Output the material beneath this task exactly, images excluded.

▬▬▬▬▬▬▬▬▬▬

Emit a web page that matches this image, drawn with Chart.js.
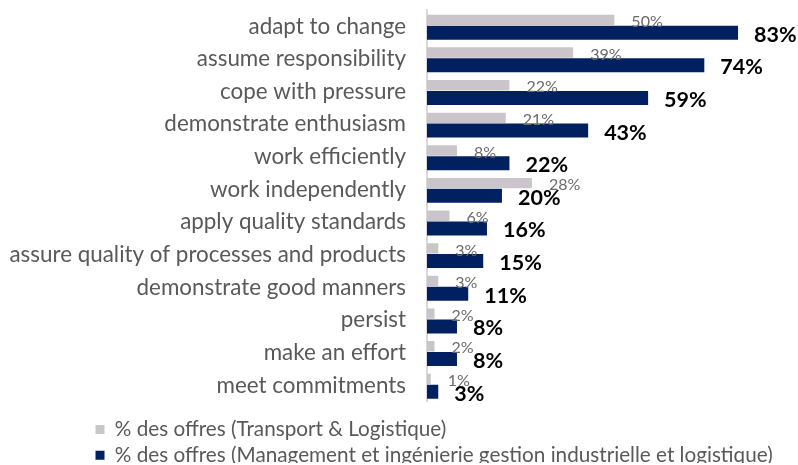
<!DOCTYPE html>
<html><head><meta charset="utf-8">
<script src="https://cdn.jsdelivr.net/npm/chart.js@4"></script>
<style>html,body{margin:0;padding:0;background:#fff;}#wrap{width:798px;height:465px;}</style>
</head><body><div id="wrap"><canvas id="c" width="798" height="465"></canvas></div>
<script>
const categories = ["adapt to change","assume responsibility","cope with pressure","demonstrate enthusiasm","work efficiently","work independently","apply quality standards","assure quality of processes and products","demonstrate good manners","persist","make an effort","meet commitments"];
const transportValues = [50,39,22,21,8,28,6,3,3,2,2,1];
const managementValues = [83,74,59,43,22,20,16,15,11,8,8,3];
const seriesNames = ["% des offres (Transport & Logistique)","% des offres (Management et ingénierie gestion industrielle et logistique)"];

const FONT = "Lato, 'Open Sans', sans-serif";

const labelPlugin = {
  id: 'barLabels',
  afterDatasetsDraw(chart) {
    const ctx = chart.ctx;
    ctx.save();
    chart.data.datasets.forEach((ds, di) => {
      const meta = chart.getDatasetMeta(di);
      meta.data.forEach((bar, i) => {
        const v = ds.data[i];
        ctx.textAlign = "left"; ctx.textBaseline = "middle";
        if (di === 0) {
          ctx.font = "16px " + FONT;
          ctx.fillStyle = "#6a6a6a";
          ctx.fillText(v + "%", bar.x + 17, bar.y + 2);
        } else {
          ctx.font = "bold 21.5px " + FONT;
          ctx.fillStyle = "#000";
          ctx.fillText(v + "%", bar.x + 16, bar.y + 2);
        }
      });
    });
    ctx.restore();
  }
};

const legendShift = {
  id: 'legendShift',
  afterLayout(chart) {
    if (chart.legend) { chart.legend.left += 90.5; chart.legend.top += 12.5; }
  }
};

new Chart(document.getElementById('c'), {
  type: 'bar',
  data: {
    labels: categories,
    datasets: [
      { label: seriesNames[0], data: transportValues, backgroundColor: '#c9c5ca', barPercentage: 0.82, categoryPercentage: 0.78 },
      { label: seriesNames[1], data: managementValues, backgroundColor: '#002060', barPercentage: 1.1, categoryPercentage: 0.78 }
    ]
  },
  options: {
    indexAxis: 'y',
    responsive: false,
    animation: false,
    layout: { padding: { top: 10, right: 0, bottom: 2, left: 0 } },
    scales: {
      x: { display: false, min: 0, max: 99 },
      y: {
        afterFit(s) { s.width = 427; s.paddingTop = 0; s.paddingBottom = 0; },
        grid: { display: false, drawTicks: false },
        border: { display: true, color: '#d9d9d9', width: 2 },
        ticks: { color: '#595959', font: { family: FONT, size: 22.4 }, padding: 21 }
      }
    },
    plugins: {
      tooltip: { enabled: false },
      legend: {
        position: 'bottom', align: 'start',
        labels: {
          color: '#595959', font: { family: FONT, size: 20.7 },
          boxWidth: 9, boxHeight: 9, padding: 5
        }
      }
    }
  },
  plugins: [labelPlugin, legendShift]
});
</script></body></html>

▬▬▬▬▬▬▬▬▬▬

**FULL RESPONSE**
Emit a web page that matches this image, drawn with Chart.js.
<!DOCTYPE html>
<html><head><meta charset="utf-8">
<script src="https://cdn.jsdelivr.net/npm/chart.js@4"></script>
<style>html,body{margin:0;padding:0;background:#fff;}#wrap{width:798px;height:465px;}</style>
</head><body><div id="wrap"><canvas id="c" width="798" height="465"></canvas></div>
<script>
const categories = ["adapt to change","assume responsibility","cope with pressure","demonstrate enthusiasm","work efficiently","work independently","apply quality standards","assure quality of processes and products","demonstrate good manners","persist","make an effort","meet commitments"];
const transportValues = [50,39,22,21,8,28,6,3,3,2,2,1];
const managementValues = [83,74,59,43,22,20,16,15,11,8,8,3];
const seriesNames = ["% des offres (Transport & Logistique)","% des offres (Management et ingénierie gestion industrielle et logistique)"];

const FONT = "Lato, 'Open Sans', sans-serif";

const labelPlugin = {
  id: 'barLabels',
  afterDatasetsDraw(chart) {
    const ctx = chart.ctx;
    ctx.save();
    chart.data.datasets.forEach((ds, di) => {
      const meta = chart.getDatasetMeta(di);
      meta.data.forEach((bar, i) => {
        const v = ds.data[i];
        ctx.textAlign = "left"; ctx.textBaseline = "middle";
        if (di === 0) {
          ctx.font = "16px " + FONT;
          ctx.fillStyle = "#6a6a6a";
          ctx.fillText(v + "%", bar.x + 17, bar.y + 2);
        } else {
          ctx.font = "bold 21.5px " + FONT;
          ctx.fillStyle = "#000";
          ctx.fillText(v + "%", bar.x + 16, bar.y + 2);
        }
      });
    });
    ctx.restore();
  }
};

const legendShift = {
  id: 'legendShift',
  afterLayout(chart) {
    if (chart.legend) { chart.legend.left += 90.5; chart.legend.top += 12.5; }
  }
};

new Chart(document.getElementById('c'), {
  type: 'bar',
  data: {
    labels: categories,
    datasets: [
      { label: seriesNames[0], data: transportValues, backgroundColor: '#c9c5ca', barPercentage: 0.82, categoryPercentage: 0.78 },
      { label: seriesNames[1], data: managementValues, backgroundColor: '#002060', barPercentage: 1.1, categoryPercentage: 0.78 }
    ]
  },
  options: {
    indexAxis: 'y',
    responsive: false,
    animation: false,
    layout: { padding: { top: 10, right: 0, bottom: 2, left: 0 } },
    scales: {
      x: { display: false, min: 0, max: 99 },
      y: {
        afterFit(s) { s.width = 427; s.paddingTop = 0; s.paddingBottom = 0; },
        grid: { display: false, drawTicks: false },
        border: { display: true, color: '#d9d9d9', width: 2 },
        ticks: { color: '#595959', font: { family: FONT, size: 22.4 }, padding: 21 }
      }
    },
    plugins: {
      tooltip: { enabled: false },
      legend: {
        position: 'bottom', align: 'start',
        labels: {
          color: '#595959', font: { family: FONT, size: 20.7 },
          boxWidth: 9, boxHeight: 9, padding: 5
        }
      }
    }
  },
  plugins: [labelPlugin, legendShift]
});
</script></body></html>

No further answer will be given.